EXERCISE INPUT:
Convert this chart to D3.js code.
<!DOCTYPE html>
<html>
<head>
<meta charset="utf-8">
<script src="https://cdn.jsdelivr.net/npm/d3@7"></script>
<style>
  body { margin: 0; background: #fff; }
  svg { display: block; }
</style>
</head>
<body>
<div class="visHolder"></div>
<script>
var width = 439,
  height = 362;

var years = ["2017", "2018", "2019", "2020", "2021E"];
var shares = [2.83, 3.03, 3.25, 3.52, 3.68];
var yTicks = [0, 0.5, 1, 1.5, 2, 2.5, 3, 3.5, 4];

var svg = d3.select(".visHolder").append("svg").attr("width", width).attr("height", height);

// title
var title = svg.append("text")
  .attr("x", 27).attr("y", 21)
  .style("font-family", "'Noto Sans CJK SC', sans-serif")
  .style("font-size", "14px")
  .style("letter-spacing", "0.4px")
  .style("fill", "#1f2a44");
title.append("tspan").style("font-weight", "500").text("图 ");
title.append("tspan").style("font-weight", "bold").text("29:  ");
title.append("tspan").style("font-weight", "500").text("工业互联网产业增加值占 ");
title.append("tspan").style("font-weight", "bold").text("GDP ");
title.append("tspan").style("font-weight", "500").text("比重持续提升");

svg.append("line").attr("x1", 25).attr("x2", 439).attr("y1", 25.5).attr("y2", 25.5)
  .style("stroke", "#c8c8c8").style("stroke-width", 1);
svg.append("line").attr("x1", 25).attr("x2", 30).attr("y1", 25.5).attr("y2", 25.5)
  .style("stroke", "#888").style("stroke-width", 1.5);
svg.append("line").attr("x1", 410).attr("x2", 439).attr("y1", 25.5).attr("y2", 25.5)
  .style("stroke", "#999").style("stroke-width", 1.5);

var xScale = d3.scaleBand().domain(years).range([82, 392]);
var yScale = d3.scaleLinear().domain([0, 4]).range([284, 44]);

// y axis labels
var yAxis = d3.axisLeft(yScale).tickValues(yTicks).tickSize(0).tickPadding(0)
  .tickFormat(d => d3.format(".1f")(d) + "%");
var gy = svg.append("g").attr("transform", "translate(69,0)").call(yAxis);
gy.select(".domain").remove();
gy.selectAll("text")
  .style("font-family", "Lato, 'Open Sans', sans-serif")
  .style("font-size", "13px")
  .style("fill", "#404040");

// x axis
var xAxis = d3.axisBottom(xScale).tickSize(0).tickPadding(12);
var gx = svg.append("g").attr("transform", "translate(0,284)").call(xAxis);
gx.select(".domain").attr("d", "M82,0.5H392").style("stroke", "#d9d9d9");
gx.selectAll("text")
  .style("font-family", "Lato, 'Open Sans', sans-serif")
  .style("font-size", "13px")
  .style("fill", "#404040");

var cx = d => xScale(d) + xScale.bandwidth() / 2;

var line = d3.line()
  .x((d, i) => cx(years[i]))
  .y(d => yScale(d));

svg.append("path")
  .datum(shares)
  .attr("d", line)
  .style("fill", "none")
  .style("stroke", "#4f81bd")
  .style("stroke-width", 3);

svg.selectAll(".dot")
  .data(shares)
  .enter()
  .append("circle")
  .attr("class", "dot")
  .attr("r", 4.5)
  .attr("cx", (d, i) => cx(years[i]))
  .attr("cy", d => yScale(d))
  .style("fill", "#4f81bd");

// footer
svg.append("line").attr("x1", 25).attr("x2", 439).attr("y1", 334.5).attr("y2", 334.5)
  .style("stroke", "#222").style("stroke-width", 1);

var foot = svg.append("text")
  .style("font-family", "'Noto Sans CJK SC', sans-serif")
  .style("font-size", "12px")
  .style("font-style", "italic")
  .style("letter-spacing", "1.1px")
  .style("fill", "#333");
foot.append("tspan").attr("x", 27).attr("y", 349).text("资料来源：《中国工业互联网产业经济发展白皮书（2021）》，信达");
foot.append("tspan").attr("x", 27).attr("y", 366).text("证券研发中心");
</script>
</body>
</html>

--

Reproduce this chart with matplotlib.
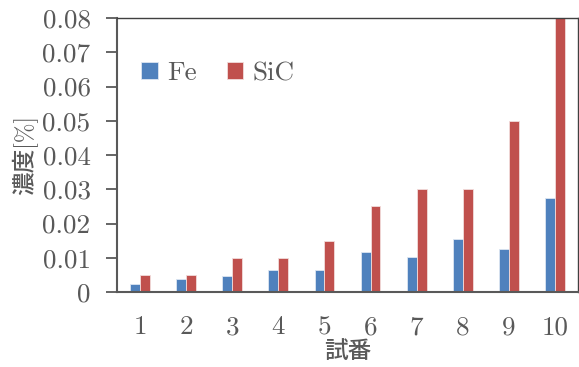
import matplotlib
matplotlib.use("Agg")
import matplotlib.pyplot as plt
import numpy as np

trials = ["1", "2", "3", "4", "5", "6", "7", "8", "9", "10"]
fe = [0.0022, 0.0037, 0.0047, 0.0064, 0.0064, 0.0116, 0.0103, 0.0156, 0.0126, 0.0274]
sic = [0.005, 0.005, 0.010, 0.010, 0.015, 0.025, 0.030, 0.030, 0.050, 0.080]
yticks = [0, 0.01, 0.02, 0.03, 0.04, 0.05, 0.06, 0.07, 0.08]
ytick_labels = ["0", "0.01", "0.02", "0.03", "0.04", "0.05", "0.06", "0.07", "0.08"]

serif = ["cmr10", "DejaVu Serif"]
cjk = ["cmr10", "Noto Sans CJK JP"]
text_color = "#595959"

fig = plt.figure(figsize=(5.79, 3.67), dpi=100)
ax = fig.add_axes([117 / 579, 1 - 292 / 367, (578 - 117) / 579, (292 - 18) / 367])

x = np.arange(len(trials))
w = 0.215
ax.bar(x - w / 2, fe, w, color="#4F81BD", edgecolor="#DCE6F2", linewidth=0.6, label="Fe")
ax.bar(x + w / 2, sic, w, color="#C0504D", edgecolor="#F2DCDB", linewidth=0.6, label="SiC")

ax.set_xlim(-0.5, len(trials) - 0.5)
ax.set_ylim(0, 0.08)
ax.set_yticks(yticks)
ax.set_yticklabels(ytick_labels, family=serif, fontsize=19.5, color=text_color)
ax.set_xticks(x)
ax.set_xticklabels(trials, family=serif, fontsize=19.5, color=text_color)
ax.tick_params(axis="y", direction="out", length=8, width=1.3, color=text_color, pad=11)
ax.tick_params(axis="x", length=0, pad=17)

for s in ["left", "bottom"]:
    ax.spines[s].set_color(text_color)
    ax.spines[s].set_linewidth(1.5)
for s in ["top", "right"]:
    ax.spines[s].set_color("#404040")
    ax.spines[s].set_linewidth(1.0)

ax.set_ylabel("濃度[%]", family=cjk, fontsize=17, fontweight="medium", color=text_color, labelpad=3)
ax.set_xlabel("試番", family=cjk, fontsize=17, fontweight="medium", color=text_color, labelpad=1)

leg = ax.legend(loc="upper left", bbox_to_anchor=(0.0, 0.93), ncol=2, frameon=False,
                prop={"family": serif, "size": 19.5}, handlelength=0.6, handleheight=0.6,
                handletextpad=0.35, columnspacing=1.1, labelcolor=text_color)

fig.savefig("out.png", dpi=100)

STATED TASK: Reproduce the entries exactly, from the line with "Reproduce this chart with matplotlib." to the line with "import numpy as np", both lines included, keeping no pictures.

OUTPUT OF THE TASK:
Reproduce this chart with matplotlib.
import matplotlib
matplotlib.use("Agg")
import matplotlib.pyplot as plt
import numpy as np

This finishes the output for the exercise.